The oil and gas sector got the complexity instead. It is perfectly possible to argue that, actually, tax on North Sea oil and gas had been at quite low levels historically. At 40 per cent, including the 10 percentage point supplementary charge, it was double the standard rate of corporation tax. But within the past decade, the tax rate on fields approved before 1993 has been double that again.
It’s also possible that, as Stuart Adam from the Institute for Fiscal Studies argues, North Sea oil and gas is slightly different from other windfall tax candidates. You can’t pack up your oil rig and move it elsewhere. The fact that the supplementary charge has gone up and down over time — it was cut in 2015 after the oil price plummeted — suggests that an element of this should be baked into a cyclical industry’s thinking.
But the government didn’t make that case. Instead, it created a 25 per cent levy, with upfront investment incentives (beyond what’s already on offer in the supplementary charge) to circumvent criticisms it had itself been making of the idea. The levy — unlike Labour’s “blunt” proposal, said Sunak — seemed to have been drummed up to show fiscal responsibility, despite raising perhaps £5bn against spending of £15bn, and dressed up to encourage more investment, which it probably won’t.
Near-term investment has always been a bit of red herring. As BP’s chief executive Bernard Looney said, a windfall tax wouldn’t change plans, which are already agreed and committed. Similarly, an industry that works on long-lead times probably won’t drag forward much spending to take advantage of a short-term doubling in tax-relief.
The question was whether the government could tax the extraordinary gains being made by the oil and gas companies, without damping their longer-term inclination to invest in renewable energy and green infrastructure that the UK (and every other country) desperately needs.
Meanwhile, the Treasury has just started work on a longer-term plan to boost ailing business investment across the economy, after its two-year super deduction fell slightly flat. The Office for Budget Responsibility in March halved its estimate for the investment brought forward under the policy.
The problem with windfall taxes has always been how you convince people this is a one-off (and it hasn’t been in oil and gas at least) that is targeted on a very particular set of gains.
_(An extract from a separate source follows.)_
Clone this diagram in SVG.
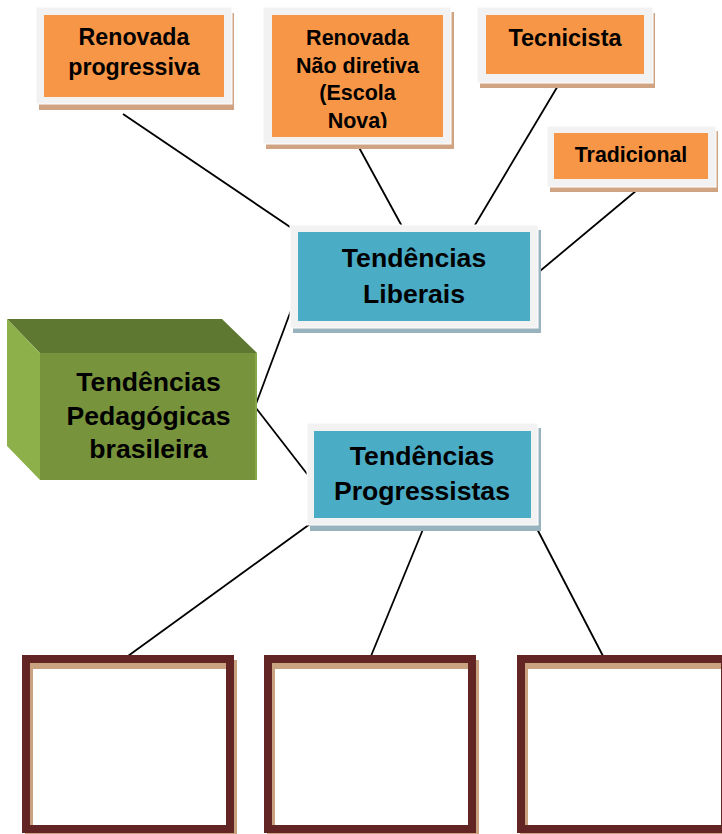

It’s hard to maintain that pretence, given the government’s talk about hitting electricity generators, another sector where huge investment is needed in the energy transition.
It seems the only reason that didn’t come on Thursday was that the task of prising apart the genuinely excess profits in a sector that hedges pricing and operates on a bewildering array of contracts was a task too obviously fraught even for Sunak.